-- start Recorded data --

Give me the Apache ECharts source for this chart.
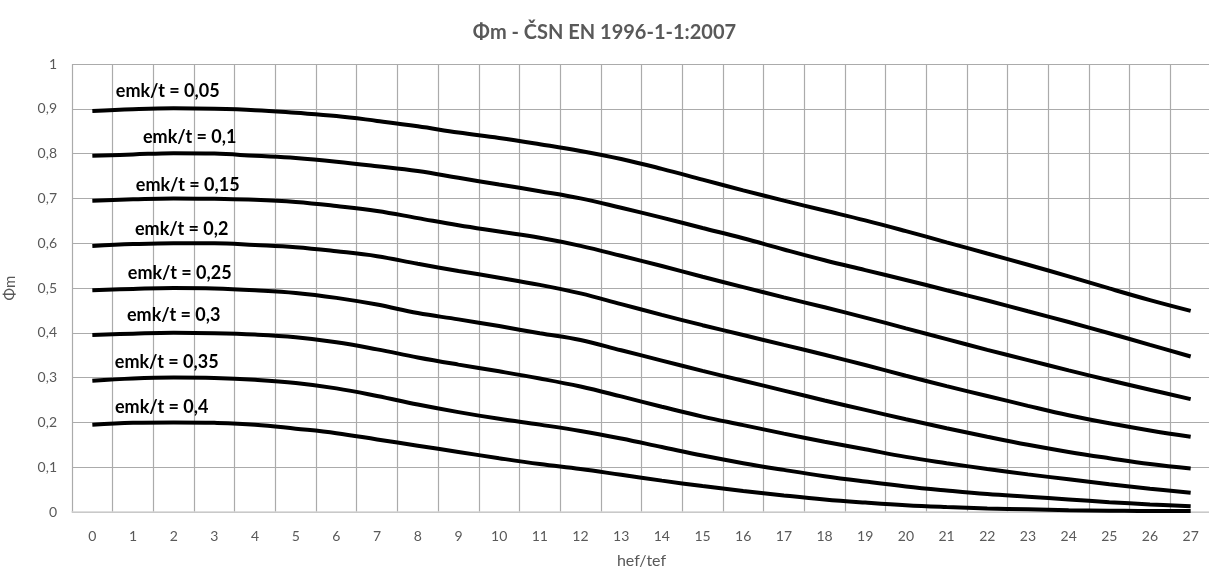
<!DOCTYPE html>
<html>
  <head>
    <meta charset="utf-8">
    <title>Φm - ČSN EN 1996-1-1:2007</title>
    <style>
      html, body { margin: 0; padding: 0; background: #fff; }
      #main { width: 1209px; height: 572px; }
    </style>
    <script src="https://cdn.jsdelivr.net/npm/echarts@6/dist/echarts.min.js"></script>
  </head>
  <body>
    <div id="main"></div>
    <script type="text/javascript">

      // hef/tef categories 0..27
      var slenderness = [];
      for (var k = 0; k <= 27; k++) slenderness.push(String(k));

      var yTicks = [0, 0.1, 0.2, 0.3, 0.4, 0.5, 0.6, 0.7, 0.8, 0.9, 1];

      // curve names
      var curveNames = ['emk/t = 0,05', 'emk/t = 0,1', 'emk/t = 0,15', 'emk/t = 0,2',
                        'emk/t = 0,25', 'emk/t = 0,3', 'emk/t = 0,35', 'emk/t = 0,4'];

      // values
      var phi005 = [0.895, 0.899, 0.901, 0.900, 0.897, 0.891, 0.884, 0.873, 0.861, 0.847, 0.835, 0.821, 0.806, 0.788,
                    0.766, 0.742, 0.718, 0.695, 0.673, 0.651, 0.627, 0.602, 0.577, 0.552, 0.526, 0.499, 0.473, 0.449];
      var phi010 = [0.795, 0.798, 0.801, 0.800, 0.795, 0.790, 0.782, 0.772, 0.761, 0.746, 0.731, 0.716, 0.700, 0.679,
                    0.657, 0.634, 0.611, 0.586, 0.562, 0.540, 0.518, 0.495, 0.472, 0.448, 0.424, 0.399, 0.373, 0.347];
      var phi015 = [0.695, 0.698, 0.700, 0.699, 0.697, 0.692, 0.683, 0.672, 0.656, 0.640, 0.626, 0.612, 0.594, 0.572,
                    0.549, 0.525, 0.502, 0.479, 0.457, 0.434, 0.410, 0.386, 0.362, 0.339, 0.316, 0.294, 0.273, 0.252];
      var phi020 = [0.594, 0.598, 0.600, 0.600, 0.596, 0.591, 0.582, 0.571, 0.554, 0.538, 0.523, 0.507, 0.488, 0.464,
                    0.440, 0.417, 0.395, 0.373, 0.351, 0.328, 0.304, 0.281, 0.259, 0.237, 0.216, 0.198, 0.182, 0.168];
      var phi025 = [0.495, 0.498, 0.500, 0.499, 0.495, 0.489, 0.478, 0.463, 0.444, 0.430, 0.415, 0.399, 0.384, 0.361,
                    0.338, 0.315, 0.293, 0.271, 0.249, 0.228, 0.207, 0.187, 0.168, 0.150, 0.134, 0.120, 0.107, 0.097];
      var phi030 = [0.395, 0.398, 0.400, 0.399, 0.396, 0.390, 0.379, 0.363, 0.345, 0.329, 0.314, 0.298, 0.280, 0.258,
                    0.235, 0.213, 0.194, 0.175, 0.157, 0.140, 0.123, 0.109, 0.096, 0.084, 0.073, 0.062, 0.052, 0.043];
      var phi035 = [0.293, 0.298, 0.300, 0.299, 0.295, 0.288, 0.276, 0.259, 0.240, 0.223, 0.208, 0.195, 0.181, 0.164,
                    0.145, 0.126, 0.109, 0.094, 0.080, 0.068, 0.057, 0.048, 0.040, 0.034, 0.028, 0.022, 0.017, 0.013];
      var phi040 = [0.195, 0.199, 0.200, 0.199, 0.195, 0.186, 0.176, 0.162, 0.148, 0.134, 0.120, 0.107, 0.096, 0.083,
                    0.070, 0.058, 0.047, 0.037, 0.028, 0.021, 0.015, 0.011, 0.008, 0.006, 0.004, 0.003, 0.002, 0.002];

      var curves = [phi005, phi010, phi015, phi020, phi025, phi030, phi035, phi040];

      // where the curve names sit, relative to the point at hef/tef = 2
      var labelIndex = 2;
      var labelOffsets = [[-6, -17], [16, -16], [14, -13], [8, -14], [6, -15], [0, -18], [-7, -15], [-12, -15]];

      var myChart = echarts.init(document.getElementById('main'));

      var series = curves.map(function (vals, s) {
        return {
          name: curveNames[s],
          type: 'line',
          smooth: 0.4,
          symbol: 'circle',
          symbolSize: 0,
          showSymbol: true,
          lineStyle: { color: '#000', width: 4 },
          itemStyle: { color: '#000' },
          z: 3,
          data: vals.map(function (v, j) {
            if (j !== labelIndex) return v;
            return {
              value: v,
              label: {
                show: true,
                position: 'inside',
                offset: labelOffsets[s],
                formatter: curveNames[s],
                color: '#000',
                fontFamily: 'Lato',
                fontWeight: 'bold',
                fontSize: 18
              }
            };
          })
        };
      });

      var option = {
        animation: false,
        backgroundColor: '#fff',
        title: {
          text: 'Φm - ČSN EN 1996-1-1:2007',
          left: 'center',
          top: 18,
          textStyle: { fontFamily: 'Lato', fontSize: 20, fontWeight: 'bold', color: '#595959' }
        },
        grid: { left: 72, top: 64, width: 1139, height: 448, outerBoundsMode: 'none', containLabel: false },
        xAxis: {
          type: 'category',
          data: slenderness,
          boundaryGap: true,
          name: 'hef/tef',
          nameLocation: 'middle',
          nameGap: 41,
          nameTextStyle: { fontFamily: 'Lato', fontSize: 16, color: '#595959' },
          axisTick: { show: false },
          axisLine: { lineStyle: { color: '#d4d4d4', width: 1.5 } },
          axisLabel: { interval: 0, margin: 17, fontFamily: 'Lato', fontSize: 14, color: '#595959' },
          splitLine: { show: true, interval: 0, lineStyle: { color: '#ababab', width: 1.2 } }
        },
        yAxis: {
          type: 'value',
          min: yTicks[0],
          max: yTicks[yTicks.length - 1],
          interval: 0.1,
          name: 'Φm',
          nameLocation: 'middle',
          nameGap: 54,
          nameRotate: 90,
          nameTextStyle: { fontFamily: 'Lato', fontSize: 15, color: '#595959' },
          axisLine: { show: false },
          axisTick: { show: false },
          axisLabel: {
            margin: 15,
            fontFamily: 'Lato',
            fontSize: 14,
            color: '#595959',
            formatter: function (v) { return String(Math.round(v * 10) / 10).replace('.', ','); }
          },
          splitLine: { lineStyle: { color: '#ababab', width: 1.2 } }
        },
        series: series
      };

      myChart.setOption(option);
    </script>
  </body>
</html>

-- end Recorded data --

## [What to produce]
Look at the listing and set down only the lines from its start through the line with "for (var k = 0;", word for word and without pictures.

## [Answer to the task]
Give me the Apache ECharts source for this chart.
<!DOCTYPE html>
<html>
  <head>
    <meta charset="utf-8">
    <title>Φm - ČSN EN 1996-1-1:2007</title>
    <style>
      html, body { margin: 0; padding: 0; background: #fff; }
      #main { width: 1209px; height: 572px; }
    </style>
    <script src="https://cdn.jsdelivr.net/npm/echarts@6/dist/echarts.min.js"></script>
  </head>
  <body>
    <div id="main"></div>
    <script type="text/javascript">

      // hef/tef categories 0..27
      var slenderness = [];
      for (var k = 0; k <= 27; k++) slenderness.push(String(k));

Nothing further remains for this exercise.